The argument for the defendant was that “person” in s 78F, as in the phrase “person...who caused or knowingly permitted...” should be construed so as to include every person who became by statute the successor to the liabilities of the actual polluters. That was a quite impossible construction to place on the uncomplicated and easily understandable statutory language. The emphasis in s 78F, both in sub-s (2) and in sub-s (3), was on the actual polluter, the person who “...caused or knowingly permitted...”. The suggested construction made nonsense, also, of the language of the statutory provisions under which, upon nationalisation in 1948, the liabilities of the private gas undertakers were transferred to the state owned area boards and, upon privatisation in 1986, the liabilities of the state owned area boards were transferred to British Gas plc. Both in s 17(1) of GA 1948 and in s 49(1) of GA 1986 the assets and liabilities transferred were expressly limited to those existing “immediately before” the transfer date.
The notion that that language could encompass a liability created by Parliament in 1995 by the amendment of EPA 1990 was unarguable. Parliament was, of course, sovereign and could impose what liabilities it saw fit on whom it chose.

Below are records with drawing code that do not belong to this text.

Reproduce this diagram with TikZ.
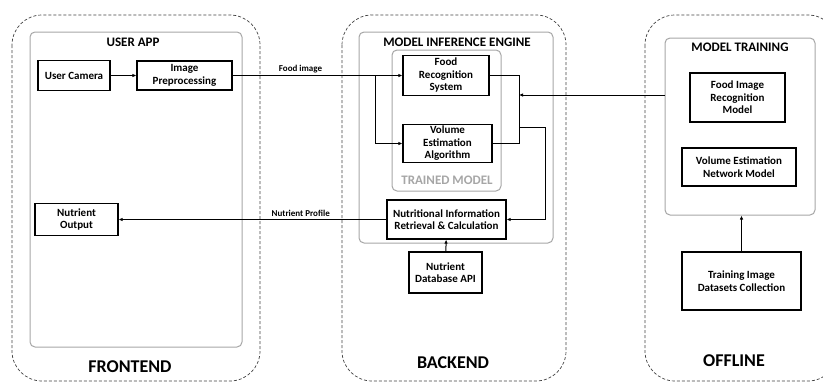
\documentclass[tikz,border=0pt]{standalone}
\usepackage{fontspec}
\setmainfont{Carlito}
\usetikzlibrary{arrows.meta}
\tikzset{
  stage/.style={draw=black!75, dash pattern=on 3pt off 2pt, rounded corners=30pt, line width=0.7pt},
  panel/.style={draw=black!35, rounded corners=5pt, line width=1pt},
  block/.style={draw, line width=1.2pt, align=center, font=\bfseries\fontsize{11}{12.5}\selectfont, inner sep=1pt},
  arr/.style={-{Latex[length=4pt,width=3.5pt]}, line width=1pt},
  wire/.style={line width=1pt},
  flowlabel/.style={font=\bfseries\fontsize{9}{10}\selectfont, above, inner sep=2pt},
  paneltitle/.style={font=\bfseries\fontsize{13}{15}\selectfont},
  stagetitle/.style={font=\bfseries\fontsize{18}{21}\selectfont}
}
\begin{document}
\begin{tikzpicture}[x=1pt, y=-1pt]
		\useasboundingbox (0,0) rectangle (823,383);

		% Dashed stages
		\draw[stage] (12,15) rectangle (260,381);
		\draw[stage] (342,15) rectangle (566,381);
		\draw[stage] (645,15) rectangle (838,381);
		\node[stagetitle] (front) at (130,367) {FRONTEND};
		\node[stagetitle] (back) at (453,363) {BACKEND};
		\node[stagetitle] (off) at (734,361) {OFFLINE};

		% Grey panels
		\draw[panel] (30,32) rectangle (242,347);
		\node[paneltitle] (userapp) at (133,42) {USER APP};
		\draw[panel] (359,32) rectangle (553,243);
		\node[paneltitle] (engine) at (457,42) {MODEL INFERENCE ENGINE};
		\draw[panel] (392,50) rectangle (501,191);
		\node[paneltitle, text=black!35] (trained) at (447,180) {TRAINED MODEL};
		\node[panel, minimum width=150pt, minimum height=177pt] (mtrain) at (740,126.5) {};
		\node[paneltitle] (mtitle) at (740,47) {MODEL TRAINING};

		% Frontend blocks
		\node[block, minimum width=72pt, minimum height=30pt] (cam) at (74,75.5) {User Camera};
		\node[block, minimum width=95pt, minimum height=29pt] (pre) at (184.5,75.5) {Image\\Preprocessing};
		\node[block, minimum width=83pt, minimum height=32pt] (nout) at (76.5,219.5) {Nutrient\\Output};

		% Backend blocks
		\node[block, minimum width=86pt, minimum height=40pt] (food) at (446,75.5) {Food\\Recognition\\System};
		\node[block, minimum width=89pt, minimum height=38pt] (vol) at (447.5,143.5) {Volume\\Estimation\\Algorithm};
		\node[block, minimum width=119pt, minimum height=39pt] (nutri) at (446.5,219.5) {Nutritional Information\\Retrieval \& Calculation};
		\node[block, minimum width=73pt, minimum height=41pt] (db) at (445.5,272.5) {Nutrient\\Database API};

		% Offline blocks
		\node[block, minimum width=95pt, minimum height=49pt] (fmodel) at (737.5,97.5) {Food Image\\Recognition\\Model};
		\node[block, minimum width=114pt, minimum height=38pt] (vmodel) at (739,167) {Volume Estimation\\Network Model};
		\node[block, minimum width=119pt, minimum height=58pt] (tds) at (741.5,281) {Training Image\\Datasets Collection};

		% Junctions
		\coordinate (split) at (375,75.5);
		\coordinate (jn) at (519,127);
		\coordinate (jr) at (545,127);
		\coordinate (tin) at (519,95);

		% Connectors
		\draw[arr] (cam) -- (pre);
		\draw[arr] (pre.east) -- node[flowlabel, pos=0.4] {Food image} (food.west);
		\draw[arr] (split) |- (vol.west);
		\draw[wire] (food.east) -| (jn);
		\draw[wire] (vol.east) -| (jn);
		\draw[arr] (mtrain.west |- tin) -- (tin);
		\draw[arr] (jn) -- (jr) |- (nutri.east);
		\draw[arr] (nutri.west) -- node[flowlabel, pos=0.32] {Nutrient Profile} (nout.east);
		\draw[arr] (db) -- (nutri);
		\draw[arr] (tds.north) -- (tds.north |- mtrain.south);
	\end{tikzpicture}
\end{document}
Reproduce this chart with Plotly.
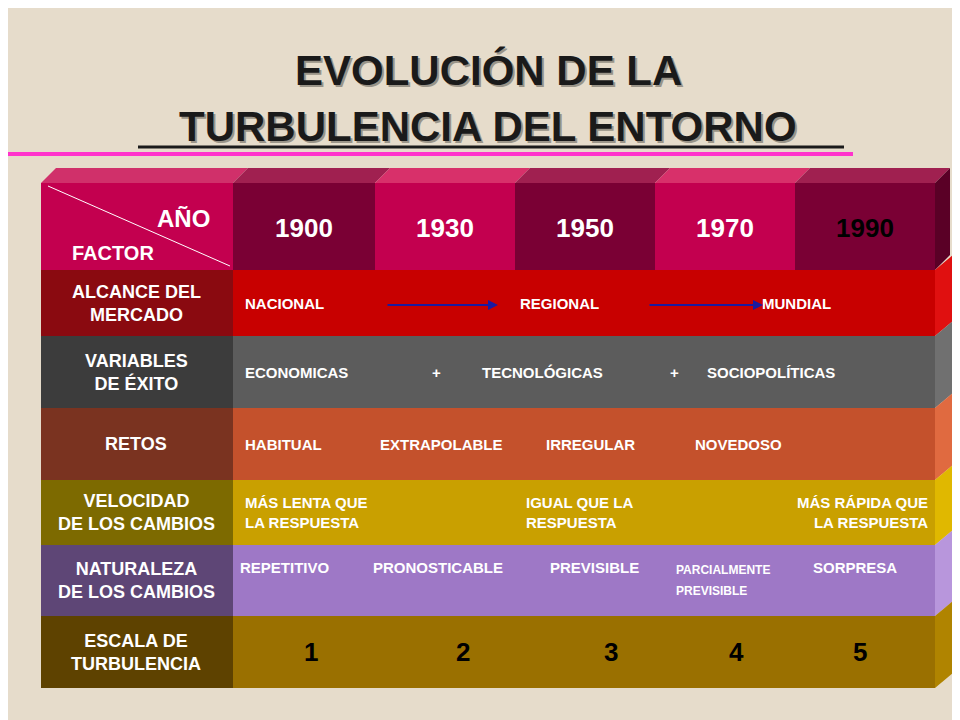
import plotly.graph_objects as go

title_lines = ["EVOLUCIÓN DE LA", "TURBULENCIA DEL ENTORNO"]
years = ["1900", "1930", "1950", "1970", "1990"]
factors = ["ALCANCE DEL<br>MERCADO", "VARIABLES<br>DE ÉXITO", "RETOS", "VELOCIDAD<br>DE LOS CAMBIOS",
           "NATURALEZA<br>DE LOS CAMBIOS", "ESCALA DE<br>TURBULENCIA"]
row_texts = [
    ["NACIONAL", "REGIONAL", "MUNDIAL"],
    ["ECONOMICAS", "+", "TECNOLÓGICAS", "+", "SOCIOPOLÍTICAS"],
    ["HABITUAL", "EXTRAPOLABLE", "IRREGULAR", "NOVEDOSO"],
    ["MÁS LENTA QUE<br>LA RESPUESTA", "IGUAL QUE LA<br>RESPUESTA", "MÁS RÁPIDA QUE<br>LA RESPUESTA"],
    ["REPETITIVO", "PRONOSTICABLE", "PREVISIBLE", "PARCIALMENTE", "SORPRESA", "PREVISIBLE"],
    ["1", "2", "3", "4", "5"],
]

# layout (pixel) geometry
row_y = [(262, 328), (328, 400), (400, 472), (472, 537), (537, 608), (608, 680)]
left_col = ["#8a0a10", "#3c3c3c", "#7a3320", "#7d6a00", "#5e4676", "#5e4200"]
body_col = ["#c80000", "#5c5c5c", "#c4512c", "#c9a000", "#9e78c6", "#9a7000"]
side_col = ["#e01010", "#707070", "#e06a40", "#e0b800", "#b896dc", "#b08400"]
year_col = ["#7a0034", "#c3004f", "#7a0034", "#c3004f", "#7a0034"]
year_x = [(225, 367), (367, 507), (507, 647), (647, 787), (787, 927)]
text_pos = [
    [(235, "left"), (510, "left"), (752, "left")],
    [(235, "left"), (428, "center"), (472, "left"), (666, "center"), (697, "left")],
    [(235, "left"), (370, "left"), (536, "left"), (685, "left")],
    [(235, "left"), (516, "left"), (922, "right")],
    [(230, "left"), (363, "left"), (540, "left"), (666, "left"), (803, "left"), (666, "left")],
    [(303, "center"), (455, "center"), (603, "center"), (728, "center"), (852, "center")],
]
text_dy = [[0]*3, [0]*5, [0]*4, [0]*3, [-13, -13, -13, -11, -13, 10], [0]*5]
text_size = [[15]*3, [15]*5, [15]*4, [15]*3, [15, 15, 15, 12, 15, 12], [26]*5]

shapes, ann = [], []
def rect(x0, y0, x1, y1, c):
    shapes.append(dict(type="rect", x0=x0, y0=y0, x1=x1, y1=y1, fillcolor=c, line=dict(width=0), layer="below"))
def poly(pts, c):
    p = "M " + " L ".join(f"{a},{b}" for a, b in pts) + " Z"
    shapes.append(dict(type="path", path=p, fillcolor=c, line=dict(width=0), layer="below"))

# header
rect(33, 175, 225, 262, "#c3004f")
poly([(33, 175), (48, 160), (240, 160), (225, 175)], "#d0306a")
for (x0, x1), c in zip(year_x, year_col):
    rect(x0, 175, x1, 262, c)
    poly([(x0, 175), (x0 + 15, 160), (x1 + 15, 160), (x1, 175)], "#a02050" if c == "#7a0034" else "#d8306a")
poly([(927, 175), (942, 160), (942, 247), (927, 262)], "#5a0026")
shapes.append(dict(type="line", x0=40, y0=178, x1=222, y1=258, line=dict(color="white", width=1)))
ann.append(dict(x=175, y=210, text="<b>AÑO</b>", font=dict(size=24, color="white")))
ann.append(dict(x=105, y=245, text="<b>FACTOR</b>", font=dict(size=20, color="white")))
for (x0, x1), y in zip(year_x, years):
    ann.append(dict(x=(x0 + x1) / 2, y=220, text=f"<b>{y}</b>",
                    font=dict(size=26, color="black" if y == "1990" else "white")))

for i, (y0, y1) in enumerate(row_y):
    rect(33, y0, 225, y1, left_col[i])
    rect(225, y0, 927, y1, body_col[i])
    poly([(927, y0), (945, y0 - 15), (945, y1 - 15), (927, y1)], side_col[i])
    ann.append(dict(x=128, y=(y0 + y1) / 2, text=f"<b>{factors[i]}</b>", font=dict(size=18, color="white")))
    for t, (x, al), dy, fs in zip(row_texts[i], text_pos[i], text_dy[i], text_size[i]):
        ann.append(dict(x=x, y=(y0 + y1) / 2 + dy, text=f"<b>{t}</b>", xanchor=al,
                        font=dict(size=fs, color="black" if i == 5 else "white"), align=al))

# arrows
for xa, xb in [(378, 490), (640, 755)]:
    ann.append(dict(x=xb, y=297, ax=xa, ay=297, xref="x", yref="y", axref="x", ayref="y",
                    showarrow=True, arrowhead=2, arrowcolor="#1a1aa0", arrowwidth=2, text="",
                    font=dict(size=10)))

# title
for t, y in zip(title_lines, [62, 118]):
    ann.append(dict(x=482, y=y + 2, text=f"<b>{t}</b>", font=dict(size=42, color="#9a9488")))
    ann.append(dict(x=480, y=y, text=f"<b>{t}</b>", font=dict(size=42, color="#1a1a1a")))
shapes.append(dict(type="line", x0=130, y0=139, x1=836, y1=139, line=dict(color="#1a1a1a", width=3)))
shapes.append(dict(type="line", x0=0, y0=146, x1=845, y1=146, line=dict(color="#ff33cc", width=4)))

for a in ann:
    a.setdefault("showarrow", False)
    a.setdefault("xref", "x"); a.setdefault("yref", "y")
    a.setdefault("font", {})
    a["font"]["family"] = "Liberation Sans, Arial"

fig = go.Figure()
fig.update_layout(width=960, height=720, margin=dict(l=0, r=0, t=0, b=0),
                  paper_bgcolor="#e6dccb", plot_bgcolor="#e6dccb",
                  xaxis=dict(range=[0, 960], visible=False, fixedrange=True),
                  yaxis=dict(range=[720, 0], visible=False, fixedrange=True),
                  shapes=shapes, annotations=ann, showlegend=False)
fig.write_html("out.html")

But very careful statutory language would be needed to impose on a company innocent of any polluting activity a liability to pay for works to remedy pollution caused by others to land it had never owned or had any interest in.
The claimant was not a polluter and was no less innocent of having “caused or knowingly permitted” the pollution than the innocent owner or occupiers of the 11 residences.
The appeal would therefore be allowed.
Lord Hoffmann, Lord Walker, Lord Mance and Lord Neuberger delivered concurring opinions.